** Start of Dataset extract **
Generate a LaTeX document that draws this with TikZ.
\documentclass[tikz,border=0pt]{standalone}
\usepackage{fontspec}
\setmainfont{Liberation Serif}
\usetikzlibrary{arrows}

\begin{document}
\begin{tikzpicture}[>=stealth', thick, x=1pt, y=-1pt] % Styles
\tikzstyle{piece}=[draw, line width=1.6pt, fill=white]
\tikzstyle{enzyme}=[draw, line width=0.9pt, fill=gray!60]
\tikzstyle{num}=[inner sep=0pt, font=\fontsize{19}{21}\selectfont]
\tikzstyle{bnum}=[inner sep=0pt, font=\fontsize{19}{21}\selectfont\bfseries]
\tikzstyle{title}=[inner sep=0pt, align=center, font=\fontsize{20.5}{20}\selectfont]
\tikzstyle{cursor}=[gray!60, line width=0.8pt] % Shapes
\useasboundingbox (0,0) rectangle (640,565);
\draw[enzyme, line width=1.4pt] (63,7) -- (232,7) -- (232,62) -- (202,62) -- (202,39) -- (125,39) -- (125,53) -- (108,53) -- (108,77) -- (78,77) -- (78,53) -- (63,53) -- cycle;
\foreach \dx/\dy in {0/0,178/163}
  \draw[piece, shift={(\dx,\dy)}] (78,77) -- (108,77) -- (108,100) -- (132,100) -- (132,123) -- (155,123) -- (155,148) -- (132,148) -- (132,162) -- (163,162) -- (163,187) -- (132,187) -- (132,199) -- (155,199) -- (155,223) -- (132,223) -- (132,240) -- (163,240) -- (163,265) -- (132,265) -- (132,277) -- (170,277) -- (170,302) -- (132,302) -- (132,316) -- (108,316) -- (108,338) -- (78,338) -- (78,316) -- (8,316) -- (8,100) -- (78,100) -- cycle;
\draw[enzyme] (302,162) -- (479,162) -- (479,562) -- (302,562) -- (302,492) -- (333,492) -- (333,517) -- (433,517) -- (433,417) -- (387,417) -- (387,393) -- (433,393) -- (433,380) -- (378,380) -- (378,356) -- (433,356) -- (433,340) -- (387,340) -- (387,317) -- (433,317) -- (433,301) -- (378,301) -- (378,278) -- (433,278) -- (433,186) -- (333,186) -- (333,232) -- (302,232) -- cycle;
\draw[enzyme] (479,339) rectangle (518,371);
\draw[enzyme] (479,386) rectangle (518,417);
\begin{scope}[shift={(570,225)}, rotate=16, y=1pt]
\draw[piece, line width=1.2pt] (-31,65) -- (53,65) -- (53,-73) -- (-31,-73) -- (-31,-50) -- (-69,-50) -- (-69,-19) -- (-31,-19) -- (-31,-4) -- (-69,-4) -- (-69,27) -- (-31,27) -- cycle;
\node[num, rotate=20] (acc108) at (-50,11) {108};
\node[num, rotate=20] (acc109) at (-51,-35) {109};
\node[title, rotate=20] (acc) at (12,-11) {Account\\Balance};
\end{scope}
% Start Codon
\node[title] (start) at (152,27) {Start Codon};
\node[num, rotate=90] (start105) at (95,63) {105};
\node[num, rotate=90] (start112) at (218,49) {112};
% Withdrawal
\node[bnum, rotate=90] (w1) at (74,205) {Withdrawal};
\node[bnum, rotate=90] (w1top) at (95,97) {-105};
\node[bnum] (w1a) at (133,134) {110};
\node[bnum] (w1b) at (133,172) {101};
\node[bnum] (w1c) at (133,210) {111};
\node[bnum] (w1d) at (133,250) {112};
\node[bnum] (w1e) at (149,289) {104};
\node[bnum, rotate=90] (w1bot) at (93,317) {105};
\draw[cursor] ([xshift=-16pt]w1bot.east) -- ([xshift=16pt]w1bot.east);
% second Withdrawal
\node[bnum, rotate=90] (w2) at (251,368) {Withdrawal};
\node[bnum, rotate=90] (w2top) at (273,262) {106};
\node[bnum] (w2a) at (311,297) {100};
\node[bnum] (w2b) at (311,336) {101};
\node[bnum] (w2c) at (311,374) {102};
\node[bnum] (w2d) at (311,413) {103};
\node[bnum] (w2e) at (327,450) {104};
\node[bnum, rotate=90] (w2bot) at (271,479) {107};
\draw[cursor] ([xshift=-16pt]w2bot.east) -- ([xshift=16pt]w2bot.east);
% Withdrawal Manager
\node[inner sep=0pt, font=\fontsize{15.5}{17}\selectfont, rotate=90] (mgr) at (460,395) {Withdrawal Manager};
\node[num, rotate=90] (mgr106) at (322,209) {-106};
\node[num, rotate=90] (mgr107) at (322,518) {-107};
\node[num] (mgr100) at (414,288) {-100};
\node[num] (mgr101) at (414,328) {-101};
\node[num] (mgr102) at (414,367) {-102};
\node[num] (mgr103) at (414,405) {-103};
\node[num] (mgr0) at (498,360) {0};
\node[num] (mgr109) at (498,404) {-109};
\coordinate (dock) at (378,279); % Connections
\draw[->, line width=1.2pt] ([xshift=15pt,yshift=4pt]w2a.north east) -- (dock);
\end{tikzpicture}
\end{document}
** End of Dataset extract **
→ Aim: Take the listing above and set it down exactly.

→ Output of the exercise:
Generate a LaTeX document that draws this with TikZ.
\documentclass[tikz,border=0pt]{standalone}
\usepackage{fontspec}
\setmainfont{Liberation Serif}
\usetikzlibrary{arrows}

\begin{document}
\begin{tikzpicture}[>=stealth', thick, x=1pt, y=-1pt] % Styles
\tikzstyle{piece}=[draw, line width=1.6pt, fill=white]
\tikzstyle{enzyme}=[draw, line width=0.9pt, fill=gray!60]
\tikzstyle{num}=[inner sep=0pt, font=\fontsize{19}{21}\selectfont]
\tikzstyle{bnum}=[inner sep=0pt, font=\fontsize{19}{21}\selectfont\bfseries]
\tikzstyle{title}=[inner sep=0pt, align=center, font=\fontsize{20.5}{20}\selectfont]
\tikzstyle{cursor}=[gray!60, line width=0.8pt] % Shapes
\useasboundingbox (0,0) rectangle (640,565);
\draw[enzyme, line width=1.4pt] (63,7) -- (232,7) -- (232,62) -- (202,62) -- (202,39) -- (125,39) -- (125,53) -- (108,53) -- (108,77) -- (78,77) -- (78,53) -- (63,53) -- cycle;
\foreach \dx/\dy in {0/0,178/163}
  \draw[piece, shift={(\dx,\dy)}] (78,77) -- (108,77) -- (108,100) -- (132,100) -- (132,123) -- (155,123) -- (155,148) -- (132,148) -- (132,162) -- (163,162) -- (163,187) -- (132,187) -- (132,199) -- (155,199) -- (155,223) -- (132,223) -- (132,240) -- (163,240) -- (163,265) -- (132,265) -- (132,277) -- (170,277) -- (170,302) -- (132,302) -- (132,316) -- (108,316) -- (108,338) -- (78,338) -- (78,316) -- (8,316) -- (8,100) -- (78,100) -- cycle;
\draw[enzyme] (302,162) -- (479,162) -- (479,562) -- (302,562) -- (302,492) -- (333,492) -- (333,517) -- (433,517) -- (433,417) -- (387,417) -- (387,393) -- (433,393) -- (433,380) -- (378,380) -- (378,356) -- (433,356) -- (433,340) -- (387,340) -- (387,317) -- (433,317) -- (433,301) -- (378,301) -- (378,278) -- (433,278) -- (433,186) -- (333,186) -- (333,232) -- (302,232) -- cycle;
\draw[enzyme] (479,339) rectangle (518,371);
\draw[enzyme] (479,386) rectangle (518,417);
\begin{scope}[shift={(570,225)}, rotate=16, y=1pt]
\draw[piece, line width=1.2pt] (-31,65) -- (53,65) -- (53,-73) -- (-31,-73) -- (-31,-50) -- (-69,-50) -- (-69,-19) -- (-31,-19) -- (-31,-4) -- (-69,-4) -- (-69,27) -- (-31,27) -- cycle;
\node[num, rotate=20] (acc108) at (-50,11) {108};
\node[num, rotate=20] (acc109) at (-51,-35) {109};
\node[title, rotate=20] (acc) at (12,-11) {Account\\Balance};
\end{scope}
% Start Codon
\node[title] (start) at (152,27) {Start Codon};
\node[num, rotate=90] (start105) at (95,63) {105};
\node[num, rotate=90] (start112) at (218,49) {112};
% Withdrawal
\node[bnum, rotate=90] (w1) at (74,205) {Withdrawal};
\node[bnum, rotate=90] (w1top) at (95,97) {-105};
\node[bnum] (w1a) at (133,134) {110};
\node[bnum] (w1b) at (133,172) {101};
\node[bnum] (w1c) at (133,210) {111};
\node[bnum] (w1d) at (133,250) {112};
\node[bnum] (w1e) at (149,289) {104};
\node[bnum, rotate=90] (w1bot) at (93,317) {105};
\draw[cursor] ([xshift=-16pt]w1bot.east) -- ([xshift=16pt]w1bot.east);
% second Withdrawal
\node[bnum, rotate=90] (w2) at (251,368) {Withdrawal};
\node[bnum, rotate=90] (w2top) at (273,262) {106};
\node[bnum] (w2a) at (311,297) {100};
\node[bnum] (w2b) at (311,336) {101};
\node[bnum] (w2c) at (311,374) {102};
\node[bnum] (w2d) at (311,413) {103};
\node[bnum] (w2e) at (327,450) {104};
\node[bnum, rotate=90] (w2bot) at (271,479) {107};
\draw[cursor] ([xshift=-16pt]w2bot.east) -- ([xshift=16pt]w2bot.east);
% Withdrawal Manager
\node[inner sep=0pt, font=\fontsize{15.5}{17}\selectfont, rotate=90] (mgr) at (460,395) {Withdrawal Manager};
\node[num, rotate=90] (mgr106) at (322,209) {-106};
\node[num, rotate=90] (mgr107) at (322,518) {-107};
\node[num] (mgr100) at (414,288) {-100};
\node[num] (mgr101) at (414,328) {-101};
\node[num] (mgr102) at (414,367) {-102};
\node[num] (mgr103) at (414,405) {-103};
\node[num] (mgr0) at (498,360) {0};
\node[num] (mgr109) at (498,404) {-109};
\coordinate (dock) at (378,279); % Connections
\draw[->, line width=1.2pt] ([xshift=15pt,yshift=4pt]w2a.north east) -- (dock);
\end{tikzpicture}
\end{document}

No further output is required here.